2020年10月27日火曜日

柳川城の城主:田中吉政と水路工事

 柳川地方の支配者は、蒲池氏,龍造寺氏,立花宗茂,田中氏,立花氏と変化した。

 柳川藩藩主、立花宗茂(1567~1642)と妻の誾千代を主人公とするNHK大河ドラマの招致キャンペーンを展開する柳川市。

だが柳川には関ケ原の戦い後の8年間、宗茂に劣らぬ名君がいたことはあまり知られていない。

「筑後国主」として筑後地方一帯を治めた田中吉政(1548~1609)だ。

NHKファミリーヒストリーで、芸能人の田中裕二のルーツとして紹介されたが、その出身地の小郡あたりは、田中吉政の子孫が開拓していたらしい。

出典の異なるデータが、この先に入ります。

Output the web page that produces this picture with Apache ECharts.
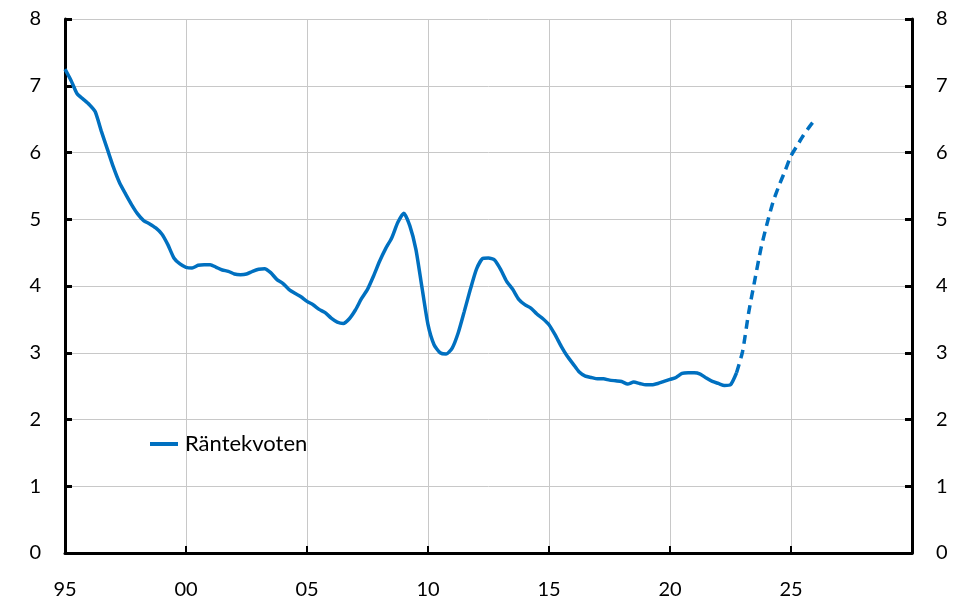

 吉政は近江国(滋賀県)生まれ。田中家は地侍だったと伝えられるが、豊臣秀吉、秀次に仕えて頭角を現し、三河国(愛知県)の岡崎10万石の城主となる。

関ケ原の戦いでは西軍の石田三成を捕らえるなどの功績を挙げ、32万5千石を得て1601年に、立花宗茂失脚のあとの柳川城へ入った。

 吉政は秀吉や家康といった時の権力者の近くで活躍し、筑後入封は島津や鍋島、黒田といった大名を抑える意味もあり、家康の信頼の厚さがうかがえる。

 さらに為政者としての能力も高かった。近江や三河、および亡くなるまでの短い間に筑後一円で手掛けた都市計画や事業を見て、全国の歴史家はもっぱら、「土木の神様」だと称している。

 代表的なものが、現在の大川市からみやま市にまたがる潮止め堤防「慶長本土居」。総延長32キロのうち、25キロの第1期工事は入封翌年の02年8月、わずか3日間で完成させた。

本土居は道路などに変わり原形をとどめないが、柳川市大和町には記念碑がある。用意周到に干潮と小潮を見極め、農民を総動員して一気に造った。築堤は有明海干拓による新田開発にも貢献した。

 柳川城と支城の久留米城をほぼ直線で結ぶ「久留米柳川往還」も同年の事業。

県道23号はこの道路が礎で、今も「田中道」と呼ばれることがある。

大木町の住吉宮など、沿線には吉政を祭る多くの社がある。短い治世だったが、いかに筑後の発展に貢献した人物であったか分る。

 城下町柳川の原形となる町割りや掘割の整備、5層の天守閣の建造なども吉政の手による。掘割の水路は、住民の生活水にもなっており、現在では川下りの観光資源にかわっている。

柳川の川下りコース中間点には彼の銅像が建つ。右手に扇、左手には望遠鏡。何やら工事の現場監督のようなたたずまいだ。


慶長14年(1609年)に京都伏見で没した。参勤交代の途中であった。享年62。

田中家は跡を継いだ忠政が男子を残さぬまま死去したために、元和6年(1620年)に改易された。

あとに立花宗茂が復活して入城し、田中の跡の土木工事を継承した。

戦後、上下水道を普及させていくときに、掘割を下水道として埋める計画もでたが、住民の反対で保存され、現在も住民の努力で清掃や管理がされている。

掘割の水はダムの役目ももっており、昨年の大水害のときも、近隣の大川市などは、大被害をうけたのに、はやがめに水路の水を放水したおかげで、町での浸水被害は2軒だけですんだ。